– Таяша, мы с бабушкой улетаем в Германию, в Мюнхен. Помнишь, мы как-то там ходили с тобой и папой на футбол?
– Дедушка, что произошло? Ты что-то натворил и тебе надо бежать?
– Четвёртая стадия рака. Узнал только вчера. Даже врачам из папиной клиники пришлось отказаться от такого ворчливого, хоть и притягательного пациента, а с утра и мои московские коллеги лишь предложили смириться и насладиться последними месяцами общения с близкими. Но я однажды победил клиническую смерть и даже упрямство твоего папы, значит, и это смогу. Немецкие врачи опытны в этом вопросе, поэтому не волнуйся. На завтра назначена консультация, а на следующую среду предварительно операция с одним из лучших европейских хирургов. Тебя оставляю за старшую.

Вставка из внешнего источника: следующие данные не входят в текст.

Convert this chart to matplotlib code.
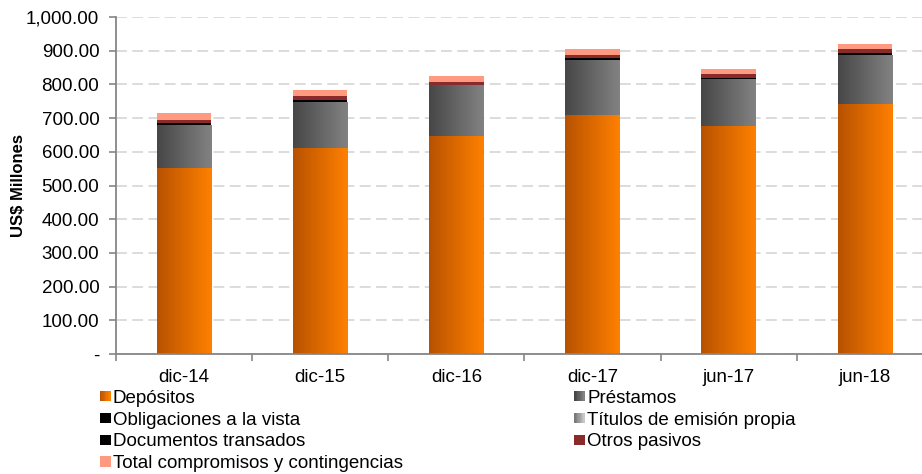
import numpy as np
import matplotlib
matplotlib.use("Agg")
import matplotlib.pyplot as plt
from matplotlib.patches import Rectangle
from matplotlib.colors import LinearSegmentedColormap
from matplotlib.legend_handler import HandlerBase

plt.rcParams['font.family'] = ['Liberation Sans', 'DejaVu Sans']

# Pasivos por periodo (US$ millones)
categories = ['dic-14', 'dic-15', 'dic-16', 'dic-17', 'jun-17', 'jun-18']
depositos = [553, 612, 648, 709, 677, 742]
prestamos = [127, 136, 149, 163, 140, 146]
obligaciones_vista = [5, 6, 1, 6, 2, 4]
titulos_emision = [0, 0, 0, 0, 0, 0]
documentos_transados = [0, 0, 0, 0, 0, 0]
otros_pasivos = [9, 12, 9, 9, 12, 13]
total_compromisos = [21, 17, 18, 18, 15, 15]

series = [
    ('Depósitos', depositos, ('#b85200', '#ff8000')),
    ('Préstamos', prestamos, ('#474747', '#828282')),
    ('Obligaciones a la vista', obligaciones_vista, ('#000000', '#000000')),
    ('Títulos de emisión propia', titulos_emision, ('#7a7a7a', '#c8c8c8')),
    ('Documentos transados', documentos_transados, ('#000000', '#000000')),
    ('Otros pasivos', otros_pasivos, ('#8b2a2a', '#8b2a2a')),
    ('Total compromisos y contingencias', total_compromisos, ('#ff9a80', '#ff9a80')),
]


class GradientHandler(HandlerBase):
    """Legend key drawn as a horizontal gradient square."""
    def __init__(self, colors):
        super().__init__()
        self.colors = colors

    def create_artists(self, legend, orig_handle, xdescent, ydescent,
                       width, height, fontsize, trans):
        cmap = LinearSegmentedColormap.from_list('g', self.colors)
        n = 8
        side = height * 0.8
        x0 = xdescent + width - side
        arts = []
        for i in range(n):
            r = Rectangle((x0 + i * side / n, -ydescent + (height - side) / 2),
                          side / n + 0.3, side, facecolor=cmap(i / (n - 1)),
                          edgecolor='none', transform=trans)
            arts.append(r)
        return arts


fig = plt.figure(figsize=(9.22, 4.74), dpi=100)
ax = fig.add_axes([0.1258, 0.253, 0.886, 0.711])

x = np.arange(len(categories))
width = 0.40
bottom = np.zeros(len(categories))
handles = []
handler_map = {}
ymin, ymax = 0, 1000

for label, values, colors in series:
    vals = np.array(values, dtype=float)
    bars = ax.bar(x, vals, width, bottom=bottom, color=colors[1],
                  edgecolor='none', zorder=2, label=label)
    if colors[0] != colors[1]:
        cmap = LinearSegmentedColormap.from_list(label, colors)
        grad = np.linspace(0, 1, 64).reshape(1, -1)
        for b in bars:
            if b.get_height() <= 0:
                continue
            bx, by = b.get_x(), b.get_y()
            im = ax.imshow(grad, cmap=cmap, aspect='auto', zorder=2.5,
                           extent=[bx, bx + b.get_width(), by, by + b.get_height()],
                           interpolation='bilinear')
            im.set_clip_path(b)
    bottom += vals
    h = Rectangle((0, 0), 1, 1)
    handles.append(h)
    handler_map[h] = GradientHandler(colors)

ax.set_xlim(-0.5, len(categories) - 0.5)
ax.set_ylim(ymin, ymax)

ax.set_yticks(np.arange(0, 1001, 100))
ax.set_yticklabels(['-'] + [f'{v:,.2f}' for v in range(100, 1001, 100)])
ax.yaxis.grid(True, linestyle=(0, (6, 3)), color='#d9d9d9', linewidth=1.3, zorder=0)
ax.set_axisbelow(True)

ax.set_xticks(x)
ax.set_xticklabels(categories)
ax.set_xticks(np.arange(-0.5, len(categories), 1), minor=True)
ax.tick_params(axis='x', which='major', length=0, pad=11, labelsize=13.5)
ax.tick_params(axis='x', which='minor', length=5, color='#868686', width=1.2)
ax.tick_params(axis='y', length=5, color='#868686', width=1.2, labelsize=13.5, pad=7)

for side in ('top', 'right'):
    ax.spines[side].set_visible(False)
for side in ('left', 'bottom'):
    ax.spines[side].set_color('#868686')
    ax.spines[side].set_linewidth(1.3)

ax.set_ylabel('US$ Millones', fontsize=12, fontweight='bold', labelpad=0)

labels = [s[0] for s in series]
order = [0, 2, 4, 6, 1, 3, 5]
fig.legend([handles[i] for i in order], [labels[i] for i in order],
           handler_map=handler_map, ncol=2, loc='upper left',
           bbox_to_anchor=(0.105, 0.178), frameon=False, fontsize=13.5,
           handlelength=0.72, handletextpad=0.12, labelspacing=0.25,
           columnspacing=9.0, borderpad=0, borderaxespad=0)

fig.savefig('out.png', dpi=100)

Не давай никому ключи от библиотеки и не забывай добавлять янтарную кислоту в мои орхидеи.
Безмолвно кивнув, я отошла в сторону и стала выплескивать густые безотрадные слезы, не успевающие размеренно стекать по моим щекам. Чтобы остановить плач и высушить непросыхающие ресницы я вихрем пролистала в своей памяти самые тёплые дни, проведённые с дедушкой. Мне вспомнилась ночная охота на крабов в Умм-аль-Кувейн, рафтинг по бушующим потокам реки Замбези, то, как мы с дедушкой разгадывали загадки Шерлока Холмса перед сном и летали на воздушном шаре, разрыхляя штормовые облака над Ростовом, то, как дедушка учил ловить в Дону краснопёрку и коптить шамайку, и то, с каким он трепетом выбирал для бабушки мимозу к Восьмому марта.
На папином лице я заметила сокрушение и отчуждённость, которые, в отличие от дедушки, он не умел гасить или перепрятывать внутрь себя. Болея гепатитом несколько лет назад, дедушка не мог держать кружку с его любимым гранатовым чаем; кипяток выливался и оставлял шрамы на его тонкой оливковой коже, однако при этом он всегда улыбался и совершенно никогда не жаловался ни на самочувствие, ни на страх перед смертью, ни на пасмурную погоду и такое же пасмурное настроение. Его родной сын, мой отец, был иным: при покалывании в ухе он проговаривал завещание, а во время прививки от сезонного гриппа надевал на себя мученический образ богоугодного страдальца. Но когда речь заходила о членах его семьи, папа забывал о жалостливых словах и личных потребностях, полностью отодвигая свои интересы, самочувствие и мечты куда-то в самый далекий и темный угол души.